In short, this project was about enabling Octopus Energy Italy to enter the gas market in early 2025.
It involved many people, both at Kraken, the technology division of the Octopus Energy group, and at Octopus Energy itself.
I was part of the team responsible for the technological integration with the Italian market: in practice, managing the exchange of information with the Italian industry, from the switch-in or transfer of a new customer to the collection of meter data and readings.
There are many processes, but they are publicly documented by the SII (Sistema Informativo Integrato), in case you are a curious reader.
In my specific case, I was responsible for leading the implementation of the system for collecting and processing gas readings.
Context
The goal was to launch a Gas + Electricity offer as quickly as possible.
In practice, this meant making the software platform, Kraken, capable of handling all the processes required to integrate with the Italian gas market.
Beyond that, everything else also had to fit together: bills, customer support, and so on.
There was also, quite rightly, a certain amount of pressure: an energy company's entry into the gas market has a significant economic impact.
The main challenges
The timeline was ambitious, so one of the first challenges was to prioritize the implementation of the most important processes correctly.
In highly complex environments, this is not trivial: in new contexts, you have to make decisions based on partial information, without really knowing how things will behave in production.
Managing gas readings
In my specific case, collecting and processing readings, it is worth remembering that gas readings behave very differently from electricity readings.
To begin with, unlike in the electricity market, smart meter penetration is much lower, and this creates a great deal of unpredictability.
In the electricity market, readings can usually be collected daily, often with a high level of granularity, for example consumption every 15 minutes.
With gas, instead, an actual reading may arrive only a couple of times a year, or not arrive at all.
However, in absolute terms, this does not mean dealing with a small amount of data. On the contrary, the system still has to be efficient. This gave me the opportunity to apply highly performance-oriented techniques from the start, developed on the basis of the problems observed in the electricity market.
Moreover, reading data is particularly critical, because it is the data on which bills are built.
Finally, here too, everything had to be adapted to a context where an operating platform already existed.
Actual consumption, estimates, and recalculated readings
If you have never paid too much attention to your bills, you might ask yourself: "if you do not have the reading, how can you bill me?". The answer is simple: "I estimate it".
The methods and algorithms used to estimate consumption, in general, are regulated. In the case of gas, this is what happens: you start from an existing annual consumption value and from a set of tables, published by Arera, the regulator, which indicate the daily consumption percentage. From there, consumption is estimated for the various days.

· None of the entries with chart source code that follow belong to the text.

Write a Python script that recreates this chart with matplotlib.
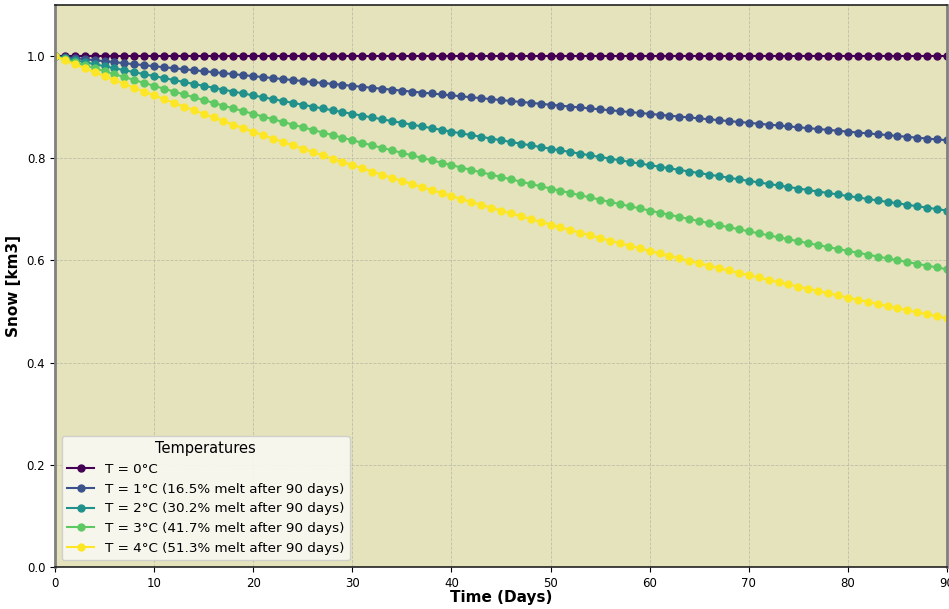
import matplotlib
matplotlib.use("Agg")
import matplotlib.pyplot as plt

days = list(range(0, 91))

snow_t0 = [1.0] * 91

snow_t1 = [1.0000, 0.9980, 0.9960, 0.9940, 0.9920, 0.9901, 0.9881, 0.9861, 0.9841, 0.9822,
           0.9802, 0.9782, 0.9763, 0.9743, 0.9724, 0.9704, 0.9685, 0.9666, 0.9646, 0.9627,
           0.9608, 0.9589, 0.9570, 0.9550, 0.9531, 0.9512, 0.9493, 0.9474, 0.9455, 0.9437,
           0.9418, 0.9399, 0.9380, 0.9361, 0.9343, 0.9324, 0.9305, 0.9287, 0.9268, 0.9250,
           0.9231, 0.9213, 0.9194, 0.9176, 0.9158, 0.9139, 0.9121, 0.9103, 0.9085, 0.9066,
           0.9048, 0.9030, 0.9012, 0.8994, 0.8976, 0.8958, 0.8940, 0.8923, 0.8905, 0.8887,
           0.8869, 0.8851, 0.8834, 0.8816, 0.8799, 0.8781, 0.8763, 0.8746, 0.8728, 0.8711,
           0.8694, 0.8676, 0.8659, 0.8642, 0.8624, 0.8607, 0.8590, 0.8573, 0.8556, 0.8539,
           0.8521, 0.8504, 0.8487, 0.8470, 0.8454, 0.8437, 0.8420, 0.8403, 0.8386, 0.8369,
           0.8353]

snow_t2 = [1.0000, 0.9960, 0.9920, 0.9881, 0.9841, 0.9802, 0.9763, 0.9724, 0.9685, 0.9646,
           0.9608, 0.9570, 0.9531, 0.9493, 0.9455, 0.9418, 0.9380, 0.9343, 0.9305, 0.9268,
           0.9231, 0.9194, 0.9158, 0.9121, 0.9085, 0.9048, 0.9012, 0.8976, 0.8940, 0.8905,
           0.8869, 0.8834, 0.8799, 0.8763, 0.8728, 0.8694, 0.8659, 0.8624, 0.8590, 0.8556,
           0.8521, 0.8487, 0.8454, 0.8420, 0.8386, 0.8353, 0.8319, 0.8286, 0.8253, 0.8220,
           0.8187, 0.8155, 0.8122, 0.8090, 0.8057, 0.8025, 0.7993, 0.7961, 0.7929, 0.7898,
           0.7866, 0.7835, 0.7804, 0.7772, 0.7741, 0.7711, 0.7680, 0.7649, 0.7619, 0.7588,
           0.7558, 0.7528, 0.7498, 0.7468, 0.7438, 0.7408, 0.7379, 0.7349, 0.7320, 0.7291,
           0.7261, 0.7233, 0.7204, 0.7175, 0.7146, 0.7118, 0.7089, 0.7061, 0.7033, 0.7005,
           0.6977]

snow_t3 = [1.0000, 0.9940, 0.9881, 0.9822, 0.9763, 0.9704, 0.9646, 0.9589, 0.9531, 0.9474,
           0.9418, 0.9361, 0.9305, 0.9250, 0.9194, 0.9139, 0.9085, 0.9030, 0.8976, 0.8923,
           0.8869, 0.8816, 0.8763, 0.8711, 0.8659, 0.8607, 0.8556, 0.8504, 0.8454, 0.8403,
           0.8353, 0.8303, 0.8253, 0.8204, 0.8155, 0.8106, 0.8057, 0.8009, 0.7961, 0.7914,
           0.7866, 0.7819, 0.7772, 0.7726, 0.7680, 0.7634, 0.7588, 0.7543, 0.7498, 0.7453,
           0.7408, 0.7364, 0.7320, 0.7276, 0.7233, 0.7189, 0.7146, 0.7103, 0.7061, 0.7019,
           0.6977, 0.6935, 0.6894, 0.6852, 0.6811, 0.6771, 0.6730, 0.6690, 0.6650, 0.6610,
           0.6570, 0.6531, 0.6492, 0.6453, 0.6415, 0.6376, 0.6338, 0.6300, 0.6263, 0.6225,
           0.6188, 0.6151, 0.6114, 0.6077, 0.6041, 0.6005, 0.5969, 0.5933, 0.5898, 0.5863,
           0.5827]

snow_t4 = [1.0000, 0.9920, 0.9841, 0.9763, 0.9685, 0.9608, 0.9531, 0.9455, 0.9380, 0.9305,
           0.9231, 0.9158, 0.9085, 0.9012, 0.8940, 0.8869, 0.8799, 0.8728, 0.8659, 0.8590,
           0.8521, 0.8454, 0.8386, 0.8319, 0.8253, 0.8187, 0.8122, 0.8057, 0.7993, 0.7929,
           0.7866, 0.7804, 0.7741, 0.7680, 0.7619, 0.7558, 0.7498, 0.7438, 0.7379, 0.7320,
           0.7261, 0.7204, 0.7146, 0.7089, 0.7033, 0.6977, 0.6921, 0.6866, 0.6811, 0.6757,
           0.6703, 0.6650, 0.6597, 0.6544, 0.6492, 0.6440, 0.6389, 0.6338, 0.6288, 0.6238,
           0.6188, 0.6139, 0.6090, 0.6041, 0.5993, 0.5945, 0.5898, 0.5851, 0.5804, 0.5758,
           0.5712, 0.5667, 0.5621, 0.5577, 0.5532, 0.5488, 0.5444, 0.5401, 0.5358, 0.5315,
           0.5273, 0.5231, 0.5189, 0.5148, 0.5107, 0.5066, 0.5026, 0.4986, 0.4946, 0.4907,
           0.4868]

series = [snow_t0, snow_t1, snow_t2, snow_t3, snow_t4]
labels = ["T = 0°C",
          "T = 1°C (16.5% melt after 90 days)",
          "T = 2°C (30.2% melt after 90 days)",
          "T = 3°C (41.7% melt after 90 days)",
          "T = 4°C (51.3% melt after 90 days)"]
colors = ["#440154", "#3b528b", "#21918c", "#5ec962", "#fde725"]

fig = plt.figure(figsize=(9.49, 6.09), dpi=100)
ax = fig.add_axes([55 / 949, 42 / 609, 892 / 949, 562 / 609])
ax.set_facecolor("#e5e3bb")

for y, lab, c in zip(series, labels, colors):
    ax.plot(days, y, marker="o", markersize=5, linewidth=1.5, color=c, label=lab)

ax.set_xlim(0, 90)
ax.set_ylim(0, 1.1)
ax.set_xticks(range(0, 91, 10))
ax.set_yticks([0.0, 0.2, 0.4, 0.6, 0.8, 1.0])
ax.tick_params(labelsize=8.5, length=3.5)
ax.grid(True, linestyle="--", linewidth=0.6, color="#b5b5a5", alpha=0.8)
ax.set_xlabel("Time (Days)", fontsize=11, fontweight="bold", labelpad=0)
ax.set_ylabel("Snow [km3]", fontsize=11, fontweight="bold", labelpad=4)

for side in ["left", "right"]:
    ax.spines[side].set_color("#808080")
    ax.spines[side].set_linewidth(2)
for side in ["top", "bottom"]:
    ax.spines[side].set_color("#222222")
    ax.spines[side].set_linewidth(1.2)

leg = ax.legend(title="Temperatures", loc="lower left", fontsize=9.7,
                title_fontsize=10.5, frameon=True, fancybox=True,
                borderaxespad=0.5)
leg.get_frame().set_facecolor("#faf9f3")
leg.get_frame().set_alpha(0.9)

fig.text(765 / 949, 1 + 3.5 / 609, "Snow Melt Over Time at Different Temperatures [km3]",
         ha="right", va="baseline", fontsize=16, fontweight="bold", color="#a3a27a")

fig.savefig("out.png", dpi=100)
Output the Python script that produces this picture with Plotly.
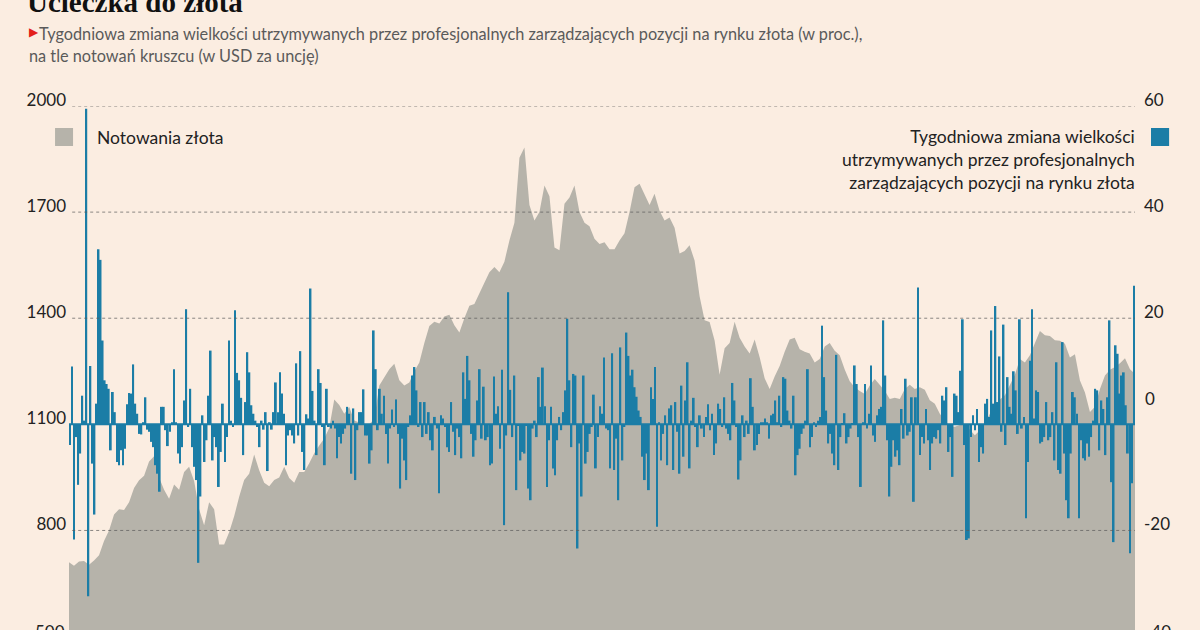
import numpy as np
import plotly.graph_objects as go

# ---------------- data ----------------
title = "Ucieczka do złota"
subtitle_1 = "Tygodniowa zmiana wielkości utrzymywanych przez profesjonalnych zarządzających pozycji na rynku złota (w proc.),"
subtitle_2 = "na tle notowań kruszcu (w USD za uncję)"
legend_gold = "Notowania złota"
legend_change = "Tygodniowa zmiana wielkości<br>utrzymywanych przez profesjonalnych<br>zarządzających pozycji na rynku złota"

left_ticks = [800, 1100, 1400, 1700, 2000]
right_ticks = [-20, 20, 40, 60]

# gold price (USD/oz), evenly spaced over the period
gold_price = [
    710, 700, 712, 714, 703, 715, 730, 770, 800, 845, 860, 858, 880, 920, 942, 955, 995, 1010, 950, 915,
    890, 930, 915, 965, 980, 940, 860, 815, 880, 860, 760, 760, 795, 840, 895, 943, 960, 1015, 970, 935,
    925, 943, 950, 980, 948, 935, 965, 965, 990, 1018, 1040, 1060, 1090, 1170, 1155, 1130, 1149, 1111, 1105, 1098,
    1100, 1115, 1210, 1233, 1256, 1271, 1225, 1210, 1218, 1250, 1275, 1330, 1378, 1390, 1385, 1405, 1410, 1380, 1360, 1400,
    1435, 1440, 1468, 1500, 1530, 1545, 1530, 1560, 1620, 1670, 1854, 1883, 1720, 1676, 1700, 1775, 1745, 1600, 1592, 1724,
    1741, 1775, 1700, 1670, 1660, 1625, 1610, 1615, 1595, 1595, 1620, 1640, 1700, 1770, 1780, 1750, 1720, 1752, 1704, 1676,
    1685, 1656, 1583, 1590, 1606, 1563, 1462, 1394, 1389, 1337, 1240, 1315, 1330, 1390, 1345, 1320, 1300, 1340, 1290, 1230,
    1200, 1235, 1265, 1305, 1340, 1345, 1312, 1305, 1300, 1275, 1285, 1320, 1330, 1308, 1295, 1255, 1222, 1205, 1194, 1186,
    1210, 1228, 1212, 1195, 1172, 1175, 1172, 1200, 1212, 1200, 1205, 1198, 1168, 1158, 1130, 1111, 1093, 1093, 1098, 1100,
    1083, 1069, 1083, 1102, 1130, 1149, 1170, 1182, 1210, 1240, 1285, 1275, 1295, 1330, 1364, 1352, 1350, 1338, 1336, 1328,
    1289, 1298, 1224, 1190, 1135, 1150, 1200, 1238, 1254, 1262, 1273, 1287, 1256, 1242,
]

# weekly change of managed-money positions (%), in five consecutive stretches
change_part1 = [
    -3.9, 10.9, -21.7, -2.4, -11.4, -5.5, 5.4, 0.7, 59.5, -32.4, 11, -7.4, -17, 3.9, 33, 31, 15.8, 8.3, 7.6, 6.7,
    -4.9, 6.1, 2.3, -7.1, -7.7, -4.9, -7.7, -4.6, 3.8, 5.9, 5.8, 11.3, 3.9, 2, -1.8, -1.9, 0.4, 5.1, -1, -1.4,
    -3.3, -4.3, -7.7, -9.3, -12.7, 3.3, 3.3, -1.1, -4.1, -1.4, 0.4, 10.4, 0.4, -5.5, -7.4, -4.3, 4.5, 21.7, -0.5, 6.7,
    -4.3, -8, -10.5, -26.1, -13.6, 1.7, -7.1, -3, 5.4, 13.9, -6.8, -2.4, -4.3, -11.8, -5.2, 3.9, -7.1, -2.4, 15.8, 0.7,
    -0.5, 21.5, 9.7, 8.3, 5, -5.8, 4.2, 13.6, 9.8, 3.6, 2, 0.7, -0.5, -4.3, 0.7, -1, 2.3, -8.8, 0.4, -1, 2.3,
]
change_part2 = [
    7.9, 2.3, 9.8, 5.8, 2, -7.7, -2.1, -1.1, -2.1, -3.6, 11.5, -2.1, 13.8, -5.2, -8.6, 1.9, 1.1, 25.6, 6.3, 0.7,
    -5.8, 10.4, 7.8, -0.5, -7.7, 6.7, -0.5, -0.8, 0.7, -0.8, -6.4, -2.4, -3.6, -1.8, -0.8, 3.3, 2, -9.3, 3, -10.5,
    -1.1, 2.3, 2.3, 6.6, -2.1, -2.1, -7.4, -4.9, 17.7, 10.4, -1.1, 6.7, 2, 5.4, -1.8, -7.4, -0.8, 2.8, -0.5, 4.7,
    -1.8, -12.1, -2.7, -6.8, -10.5, -0.5, 1.7, 9.2, 10.8, 6.4, -0.5, 4.2, -2.4, 4.2, -1.8, 2.3, -3, -4.9, 1.4, -0.8,
    -13, 1.7, 1.1, -0.5, -4.3, -5.2, 4.2, -1.4, -5.8, -0.8, -2.4, -6.4, 9.8, 4.8, 12.9, 8.3, -1.8, -6.1, -3, 4.5,
    10.4, -2.7, 7.1, -3, -2.4, -7.7,
]
change_part3 = [
    -7.4, 9, 2, 3.4, -4.6, 10.3, -19, -2.1, 24.9, 6.5, -2.4, 9.2, -12.4, -0.3, -6.8, -5.2, -5.5, -0.3, -12.1, -14.3,
    -0.8, 0.7, -2.4, 8.9, 3.3, 10.7, 3.4, -11.8, -3, 3.3, -8.3, -9.6, -3, 1.4, -1.1, 2.3, 6.4, 19.9, 8.3, -4.3,
    9.5, 9.2, -23.4, -3.6, -13.6, 9.2, -7.4, -5.2, -1.8, -0.5, 5.6, -8.3, -2.4, 3.4, 2, 12.6, -0.8, -1.1, -8.3, 13.4,
    -8.6, -2.7, -14.3, 14.5, -6.8, -0.5, 17.3, 12.9, 9.2, 10.3, 7, 5.2, 2.6, 1.4, -6.1, -10.5, -5.5, -12.4, 7, 4.8,
    10.8, -19.3, 0.4, -6.8, -1.8, 1.7, -7.7, 3, 3.6, -8.6, 4.2, -1.4, -9.3, 7.3, -6.1, 4.5, 11.7, -8.3, 0.7, 5,
    -0.5, -4.3, 1.7, -0.8,
]
change_part4 = [
    -2.4, 1.4, 3.8, -1.1, 2, -5.8, -3.6, 3.9, 2.9, -0.5, 5.1, -0.8, -1.8, -3, 7.8, 4.5, -0.5, -10.4, -6.8, 1.7,
    -2.4, 0.7, -1.8, 8.7, 3.3, -4.9, -3.9, -1.8, 0.4, 0.4, 1.1, 0.4, -2.7, 1.7, 2, 4.5, 0.4, 5.4, -0.5, 8.9,
    8.6, 2.6, 0.7, -0.8, 5.4, -9.6, -5.8, -4.6, -1.8, -0.8, 0.7, 10.4, -4.3, -2.4, 0.4, -0.5, 0.7, 1.4, 18.6, 8.9,
    2.6, -3.6, -1.8, -5.5, -7.7, 13.1, -8.6, -2.4, 0.1, 2.1, -3.6, -2.4, -0.8, 0.1, 11.1, 7.6, -2.4, -11.8, 0.4, 7.6,
    -0.8, 2, 11.1, -2.1, -3.3, 1.7, 2.9, 3.3, 19.6, 9.2, -3, -13.6, -8, -3, -6.1, -4.9, -7.7, 2.9, -2.7, 8.6,
    -2.1, -1.4, 5.1, -14.6,
]
change_part5 = [
    5.1, 25.8, -5.8, -2.4, -3.6, 2.9, -3, -8.6, -3.6, -2.4, -2.7, -1.1, -3.6, 5.4, 4.5, 7, -5.2, -2.4, -9.9, 5.8,
    5.4, 2.3, 10.1, 19.8, -3.9, -21.8, -21.5, -2.4, 1.7, -1.1, 2.9, -7.1, -4.3, -5.5, 3.9, 4.8, 1.4, 17.7, 3.9, 22.3,
    4.2, 12.8, -1.4, 18.8, -3.9, 8.9, 3.3, 2, 10, 6.4, -1.8, 19.8, -0.8, 1.4, -17.7, -7.1, 12, 21.7, 1.1, 6.4,
    6.1, -3.6, -3.3, -2.4, 4.2, -3, -2.4, 2.3, -6.8, 11.7, -8.6, -9.3, 15.5, -5.5, -14.3, -17.7, -5.5, 6.1, 5.1, 2,
    -17.7, -3, -6.4, -6.8, -3.6, -6.1, -2.4, 0.7, 6.7, 6.4, -4.9, 4.5, 2.9, -5.8, 5.1, 19.6, -10.9, -22.2, 14.9, 13.3,
    5.8, 9.2, 9.8, 3.6, -5.5, -24.3, -11.1, 26.1,
]

# ---------------- styling ----------------
BG = "#FBEDE1"
GREY = "#B6B3AA"
BLUE = "#1B7DA6"
TXT = "#222222"
FONT = "Lato, 'Open Sans', sans-serif"

weekly_change = change_part1 + change_part2 + change_part3 + change_part4 + change_part5
n_weeks = len(weekly_change)
weeks = np.arange(n_weeks)
gold_x = np.linspace(-0.5, n_weeks - 0.5, len(gold_price))

Y_MIN, Y_MAX = 518.6, 2000
Y2_MIN, Y2_MAX = (Y_MIN - 1100) / 15, (Y_MAX - 1100) / 15

fig = go.Figure()
fig.add_trace(go.Scatter(
    x=gold_x, y=gold_price, mode="lines", line=dict(width=0, color=GREY),
    fill="tozeroy", fillcolor=GREY, hoverinfo="skip", showlegend=False,
))
fig.add_trace(go.Bar(
    x=weeks, y=weekly_change, yaxis="y2", marker=dict(color=BLUE, line=dict(width=0)),
    showlegend=False,
))

# gridlines on top of the area
shapes = []
for v in left_ticks:
    if v == 1100:
        continue
    shapes.append(dict(type="line", xref="paper", x0=0.003, x1=1, yref="y", y0=v, y1=v,
                       line=dict(color="rgba(90,90,90,0.7)", width=1, dash="dot"), layer="above"))
# zero line of the bars
shapes.append(dict(type="line", xref="paper", x0=0, x1=1, yref="y", y0=1100, y1=1100,
                   line=dict(color=BLUE, width=2), layer="above"))
# legend swatches
shapes.append(dict(type="rect", xref="paper", yref="paper", x0=-0.0131, x1=0.0038, y0=0.9237, y1=0.958,
                   fillcolor=GREY, line=dict(width=0)))
shapes.append(dict(type="rect", xref="paper", yref="paper", x0=1.015, x1=1.032, y0=0.9237, y1=0.958,
                   fillcolor=BLUE, line=dict(width=0)))

annotations = [
    dict(text="<b>" + title + "</b>", xref="paper", yref="paper", x=-0.0413, y=1.1985,
         xanchor="left", yanchor="middle", showarrow=False,
         font=dict(family="'Liberation Serif', 'DejaVu Serif', serif", size=29, color="#111111")),
    dict(text="▶", xref="paper", yref="paper", x=-0.0395, y=1.1415, xanchor="left", yanchor="middle",
         showarrow=False, font=dict(family="DejaVu Sans", size=12, color="#E3211B")),
    dict(text=subtitle_1, xref="paper", yref="paper", x=-0.0300, y=1.1393, xanchor="left", yanchor="middle",
         showarrow=False, font=dict(family=FONT, size=16.3, color="#5A5A5A")),
    dict(text=subtitle_2, xref="paper", yref="paper", x=-0.0395, y=1.0973, xanchor="left", yanchor="middle",
         showarrow=False, font=dict(family=FONT, size=16.3, color="#5A5A5A")),
    dict(text=legend_gold, xref="paper", yref="paper", x=0.0245, y=0.9408, xanchor="left", yanchor="middle",
         showarrow=False, font=dict(family=FONT, size=17.5, color=TXT)),
    dict(text=legend_change, xref="paper", yref="paper", x=1.0019, y=0.8970, xanchor="right", yanchor="middle",
         align="right", showarrow=False, font=dict(family=FONT, size=17.5, color=TXT)),
    # bottom tick labels, cut by the picture edge
    dict(text="500", xref="paper", yref="paper", x=-0.0019, y=-0.002, xanchor="right", yanchor="middle",
         showarrow=False, font=dict(family=FONT, size=17, color=TXT)),
    dict(text="-40", xref="paper", yref="paper", x=1.0075, y=-0.002, xanchor="left", yanchor="middle",
         showarrow=False, font=dict(family=FONT, size=17, color=TXT)),
    dict(text="0", xref="paper", yref="paper", x=1.0075, y=0.4427, xanchor="left", yanchor="middle",
         showarrow=False, font=dict(family=FONT, size=17, color=TXT)),
]

fig.update_layout(
    width=1200, height=630,
    margin=dict(l=69, r=65, t=106, b=0),
    paper_bgcolor=BG, plot_bgcolor=BG,
    bargap=0.12,
    showlegend=False,
    xaxis=dict(visible=False, range=[-0.5, n_weeks - 0.5]),
    yaxis=dict(range=[Y_MIN, Y_MAX], tickvals=left_ticks, ticktext=[str(v) for v in left_ticks],
               showgrid=False, zeroline=False, showline=False, ticks="",
               ticklabelstandoff=2, ticklabelshift=-6,
               tickfont=dict(family=FONT, size=17, color=TXT)),
    yaxis2=dict(range=[Y2_MIN, Y2_MAX], overlaying="y", side="right", tickvals=right_ticks,
                ticktext=[str(v) for v in right_ticks],
                showgrid=False, zeroline=False, showline=False, ticks="",
                ticklabelstandoff=8, ticklabelshift=-6,
                tickfont=dict(family=FONT, size=17, color=TXT)),
    shapes=shapes,
    annotations=annotations,
)

fig.write_html(
    "out.html",
    config={"displayModeBar": False},
    post_script="document.body.style.margin='0';document.body.style.background='" + BG + "';",
)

One peculiarity of the gas market, however, is that the quality of the data available to you can change very often. For example, you may receive a self-reading directly from the customer.
This is more reliable data than estimates, which also tend to be conservative. This is why, if you do not have a gas smart meter at home, it is worth sending self-readings.
Also, when reliable data is received, the system does not simply store it: all estimated consumption values are recalculated from the data that has been "improved".
For example, suppose I have an estimated reading from the distributor on January 2, which I used to calculate the estimates for January, February, and March. Then an actual reading arrives, therefore a more reliable one, say on January 12. In that case, all the estimates based on the old data are recalculated.
The same applies to self-readings, which are considered more reliable than estimates.
And there is more: whenever possible, when reliable data is received, the system also generates so-called recalculated readings. In practice, if there are estimates between two more reliable readings, more precise estimates can be applied, calculated from an annual consumption value derived from actual consumption.
At this point, it is easy to imagine how the system must be able to manage, accurately, thousands of recalculations and new estimates every day. This data is then used every month to apply adjustments to old bills, when those bills were issued before the new data arrived.
Conclusions
I am very happy to have worked on this project.
Designing and, above all, delivering the system that allows Octopus customers to receive their bills on time, based on data that is as accurate as possible, is not something I take lightly.
It is also a project that gave me great satisfaction: we enabled Octopus to enter the Italian gas market.
Today, in 2026, Octopus has more than 1 million customers, and its impact on the Italian market is tangible. It is a source of pride comparable to what I feel for having launched iliadbusiness, even though in this case I was "only" responsible for managing readings.
My friends have Octopus as their gas supplier, and so do some relatives. Every now and then, someone even asks me a question about their bills.
I do not think many programmers have had the opportunity to work on projects with this kind of impact, and that makes me appreciate this type of experience even more.
No matter how much a person commits and shows they deserve trust, they do not always manage to find the right context, where they can put themselves to the test and achieve great professional satisfaction.
Having had the opportunity to experience professional satisfaction of this kind makes me feel lucky.